JS: One of the most seductive things you do I think has to do with the withholding, or the utter irrelevance rather, of /1404er/’s first name. Here /1404er/ isn’t just the name of an individual but also “the place he got his name from,” an internet message board where, we’re told, “Everyone was named /1404er/.” This qualification is borne out in the time- and date-stamped message board posts, all authored by one /1404er/ or another. We’re never quite sure if a given post is the central protagonist or of other members of the chat forum. Sometimes the reader can make a logical inference, other times it’s anyone’s guess.
This aspect of your book seems to have profound implications for how we might think of identity in the Information Age. Selfhood starts to look plural, anonymous, redundant. Are these ideas that consciously informed your writing?
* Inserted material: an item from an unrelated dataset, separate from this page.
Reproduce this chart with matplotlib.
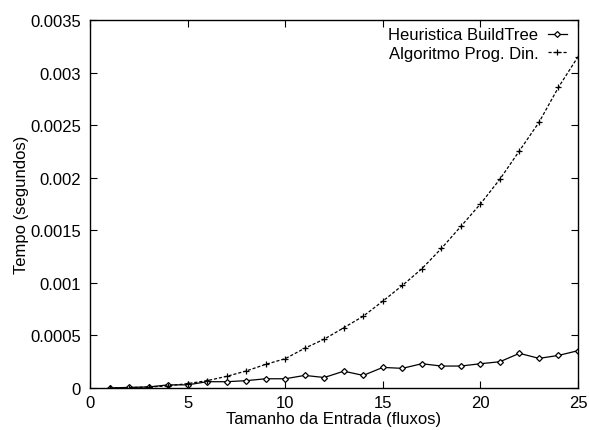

BRY: A lot of Amygdalatropolis more or less grew out of observation. When I started writing it, I was pretty immersed in those message boards, trying to better understand them. So this characteristic of everyone sharing the same name is very reflective of how the anonymous message boards I observed functioned. The anonymity derived from taking an indistinct name is really a practicality — a survival measure — because engaging in aberrant behavior for an extended amount of time can only be done in secret and/or anonymity.
That said, I don’t think digital anonymity only benefits malicious/antisocial behavior, nor would I advocate for a less anonymous internet. But obviously Amygdalatropolis focuses on negative rather than positive aspects of online anonymity, because that’s just where I tend to look, at least as a writer.
JS: As I was reading it, I was at a loss to situate it relative to any other novel I’ve read. Were there any important precursors in your mind? What books inspired you?
BRY: Cormac McCarthy’s Blood Meridian was probably the biggest influence on Amygdalatroplis. My initial framework for starting the book was “Blood Meridian, but on the internet.” Just the way his writing glides from a traditional narrative to something so abstract and hallucinatory — reading McCarthy always reminds me of what text can do that other mediums can’t. And no one writes violence like he does.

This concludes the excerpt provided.